- **DATA PROVIDED**:
▼▼▼
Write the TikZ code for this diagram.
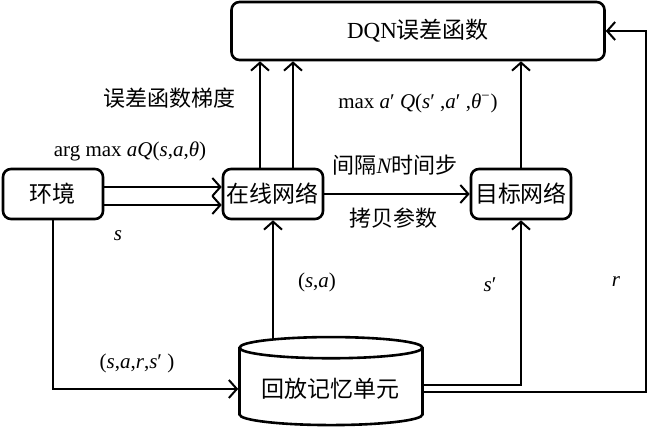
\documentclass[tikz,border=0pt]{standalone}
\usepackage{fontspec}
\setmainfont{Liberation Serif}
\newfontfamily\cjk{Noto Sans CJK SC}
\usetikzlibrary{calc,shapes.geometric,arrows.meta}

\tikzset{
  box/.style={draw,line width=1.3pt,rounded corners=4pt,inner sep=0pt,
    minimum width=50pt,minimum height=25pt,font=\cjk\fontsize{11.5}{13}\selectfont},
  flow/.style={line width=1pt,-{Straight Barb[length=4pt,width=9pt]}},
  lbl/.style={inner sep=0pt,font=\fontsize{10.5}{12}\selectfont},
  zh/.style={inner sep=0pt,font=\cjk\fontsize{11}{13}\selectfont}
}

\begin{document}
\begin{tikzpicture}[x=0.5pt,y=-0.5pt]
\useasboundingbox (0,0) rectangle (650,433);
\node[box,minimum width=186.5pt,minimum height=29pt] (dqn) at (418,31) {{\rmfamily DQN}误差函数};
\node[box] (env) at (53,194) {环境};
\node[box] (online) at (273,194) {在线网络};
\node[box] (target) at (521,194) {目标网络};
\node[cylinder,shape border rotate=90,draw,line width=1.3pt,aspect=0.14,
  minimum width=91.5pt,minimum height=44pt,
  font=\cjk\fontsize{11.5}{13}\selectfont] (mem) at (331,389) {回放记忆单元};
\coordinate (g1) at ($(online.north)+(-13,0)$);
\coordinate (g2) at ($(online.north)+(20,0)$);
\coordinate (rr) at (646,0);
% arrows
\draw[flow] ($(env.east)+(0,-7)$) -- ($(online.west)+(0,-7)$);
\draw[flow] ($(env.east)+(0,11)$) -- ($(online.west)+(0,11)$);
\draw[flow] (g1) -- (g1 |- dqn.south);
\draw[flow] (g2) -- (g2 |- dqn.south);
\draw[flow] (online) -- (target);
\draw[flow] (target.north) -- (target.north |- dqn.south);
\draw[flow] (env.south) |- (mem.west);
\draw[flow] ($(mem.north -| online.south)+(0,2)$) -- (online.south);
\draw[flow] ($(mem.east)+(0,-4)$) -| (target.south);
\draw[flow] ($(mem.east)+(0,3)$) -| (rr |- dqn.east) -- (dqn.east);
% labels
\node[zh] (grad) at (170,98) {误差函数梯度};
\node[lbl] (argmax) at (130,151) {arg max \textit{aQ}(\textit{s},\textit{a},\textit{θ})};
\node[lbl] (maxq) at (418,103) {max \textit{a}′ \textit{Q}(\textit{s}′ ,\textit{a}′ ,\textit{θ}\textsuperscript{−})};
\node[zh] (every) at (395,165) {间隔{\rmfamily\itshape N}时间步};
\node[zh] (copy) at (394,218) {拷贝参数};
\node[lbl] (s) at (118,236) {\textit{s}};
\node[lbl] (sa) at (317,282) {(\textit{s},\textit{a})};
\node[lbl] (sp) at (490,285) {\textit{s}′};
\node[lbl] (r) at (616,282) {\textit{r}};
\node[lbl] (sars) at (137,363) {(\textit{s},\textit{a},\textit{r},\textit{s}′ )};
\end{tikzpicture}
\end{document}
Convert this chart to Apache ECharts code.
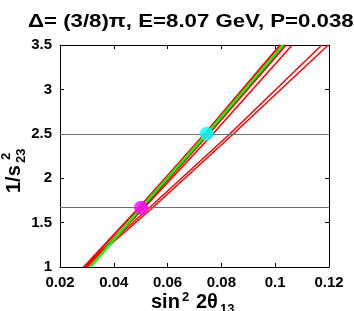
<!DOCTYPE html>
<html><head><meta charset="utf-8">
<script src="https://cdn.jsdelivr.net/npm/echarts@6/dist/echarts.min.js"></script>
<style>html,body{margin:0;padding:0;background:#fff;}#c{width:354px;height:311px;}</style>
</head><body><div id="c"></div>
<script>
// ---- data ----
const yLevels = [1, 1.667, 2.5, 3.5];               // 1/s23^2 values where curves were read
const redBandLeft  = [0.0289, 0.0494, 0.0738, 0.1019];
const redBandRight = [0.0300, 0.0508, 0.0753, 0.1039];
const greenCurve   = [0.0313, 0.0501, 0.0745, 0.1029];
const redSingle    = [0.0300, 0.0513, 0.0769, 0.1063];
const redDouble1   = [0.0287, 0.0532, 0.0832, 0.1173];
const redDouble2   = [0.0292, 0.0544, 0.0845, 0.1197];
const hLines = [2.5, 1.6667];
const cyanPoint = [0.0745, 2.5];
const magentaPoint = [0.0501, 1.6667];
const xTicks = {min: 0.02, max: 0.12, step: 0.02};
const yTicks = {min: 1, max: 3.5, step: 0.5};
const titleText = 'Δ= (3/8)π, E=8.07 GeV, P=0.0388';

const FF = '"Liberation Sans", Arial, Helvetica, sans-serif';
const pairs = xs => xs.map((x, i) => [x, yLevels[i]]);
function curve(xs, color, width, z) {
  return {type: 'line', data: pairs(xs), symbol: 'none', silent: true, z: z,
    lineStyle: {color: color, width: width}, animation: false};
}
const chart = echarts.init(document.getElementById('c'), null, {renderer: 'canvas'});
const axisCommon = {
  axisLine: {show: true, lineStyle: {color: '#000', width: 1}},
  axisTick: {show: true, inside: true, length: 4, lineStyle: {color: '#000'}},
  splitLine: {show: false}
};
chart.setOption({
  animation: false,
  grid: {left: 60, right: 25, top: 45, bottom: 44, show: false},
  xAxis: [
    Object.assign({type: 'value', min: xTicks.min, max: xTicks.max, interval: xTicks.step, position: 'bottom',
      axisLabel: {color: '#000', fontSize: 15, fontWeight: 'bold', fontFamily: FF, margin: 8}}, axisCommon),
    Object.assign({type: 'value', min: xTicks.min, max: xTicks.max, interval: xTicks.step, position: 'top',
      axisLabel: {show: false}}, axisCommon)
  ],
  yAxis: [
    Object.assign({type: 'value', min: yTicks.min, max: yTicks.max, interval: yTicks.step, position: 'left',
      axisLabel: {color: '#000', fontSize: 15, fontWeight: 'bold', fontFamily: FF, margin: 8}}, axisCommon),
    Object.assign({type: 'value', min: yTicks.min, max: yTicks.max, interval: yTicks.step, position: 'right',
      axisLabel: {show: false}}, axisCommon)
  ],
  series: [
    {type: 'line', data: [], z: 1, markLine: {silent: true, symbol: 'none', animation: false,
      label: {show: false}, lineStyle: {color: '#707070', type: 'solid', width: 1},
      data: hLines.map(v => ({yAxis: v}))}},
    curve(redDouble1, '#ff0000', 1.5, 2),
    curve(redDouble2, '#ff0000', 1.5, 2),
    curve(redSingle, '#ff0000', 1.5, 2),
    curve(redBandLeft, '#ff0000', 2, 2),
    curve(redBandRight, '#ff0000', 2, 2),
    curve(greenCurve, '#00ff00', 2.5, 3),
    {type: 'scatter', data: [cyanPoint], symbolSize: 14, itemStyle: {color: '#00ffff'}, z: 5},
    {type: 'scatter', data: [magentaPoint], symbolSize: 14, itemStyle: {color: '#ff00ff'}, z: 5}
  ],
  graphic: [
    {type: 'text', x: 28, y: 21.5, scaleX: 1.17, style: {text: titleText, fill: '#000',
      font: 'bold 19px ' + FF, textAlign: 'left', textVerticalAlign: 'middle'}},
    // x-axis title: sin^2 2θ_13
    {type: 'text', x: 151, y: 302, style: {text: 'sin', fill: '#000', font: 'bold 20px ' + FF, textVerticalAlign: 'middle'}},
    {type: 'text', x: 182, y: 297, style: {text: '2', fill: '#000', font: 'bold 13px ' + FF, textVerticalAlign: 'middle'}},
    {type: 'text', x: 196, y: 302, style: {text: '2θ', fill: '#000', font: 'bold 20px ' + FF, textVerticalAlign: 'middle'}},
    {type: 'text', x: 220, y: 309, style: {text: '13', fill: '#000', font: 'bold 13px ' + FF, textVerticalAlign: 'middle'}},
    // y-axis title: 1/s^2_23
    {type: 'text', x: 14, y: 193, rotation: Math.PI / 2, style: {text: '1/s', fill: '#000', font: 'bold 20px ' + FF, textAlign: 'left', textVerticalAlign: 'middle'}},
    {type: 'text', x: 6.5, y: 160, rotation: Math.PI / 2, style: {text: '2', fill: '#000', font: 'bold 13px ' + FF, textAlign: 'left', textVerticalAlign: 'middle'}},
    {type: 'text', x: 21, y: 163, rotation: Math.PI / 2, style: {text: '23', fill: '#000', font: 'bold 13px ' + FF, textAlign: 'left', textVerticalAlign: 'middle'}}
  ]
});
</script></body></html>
▲▲▲
Both the line containing "Convert this chart to Apache ECharts code." and the line containing "const titleText = 'Δ= (3/8)π, E=8.07" belong in the copy, along with every line between them. Reproduce that stretch exactly, without the pictures.

Convert this chart to Apache ECharts code.
<!DOCTYPE html>
<html><head><meta charset="utf-8">
<script src="https://cdn.jsdelivr.net/npm/echarts@6/dist/echarts.min.js"></script>
<style>html,body{margin:0;padding:0;background:#fff;}#c{width:354px;height:311px;}</style>
</head><body><div id="c"></div>
<script>
// ---- data ----
const yLevels = [1, 1.667, 2.5, 3.5];               // 1/s23^2 values where curves were read
const redBandLeft  = [0.0289, 0.0494, 0.0738, 0.1019];
const redBandRight = [0.0300, 0.0508, 0.0753, 0.1039];
const greenCurve   = [0.0313, 0.0501, 0.0745, 0.1029];
const redSingle    = [0.0300, 0.0513, 0.0769, 0.1063];
const redDouble1   = [0.0287, 0.0532, 0.0832, 0.1173];
const redDouble2   = [0.0292, 0.0544, 0.0845, 0.1197];
const hLines = [2.5, 1.6667];
const cyanPoint = [0.0745, 2.5];
const magentaPoint = [0.0501, 1.6667];
const xTicks = {min: 0.02, max: 0.12, step: 0.02};
const yTicks = {min: 1, max: 3.5, step: 0.5};
const titleText = 'Δ= (3/8)π, E=8.07 GeV, P=0.0388';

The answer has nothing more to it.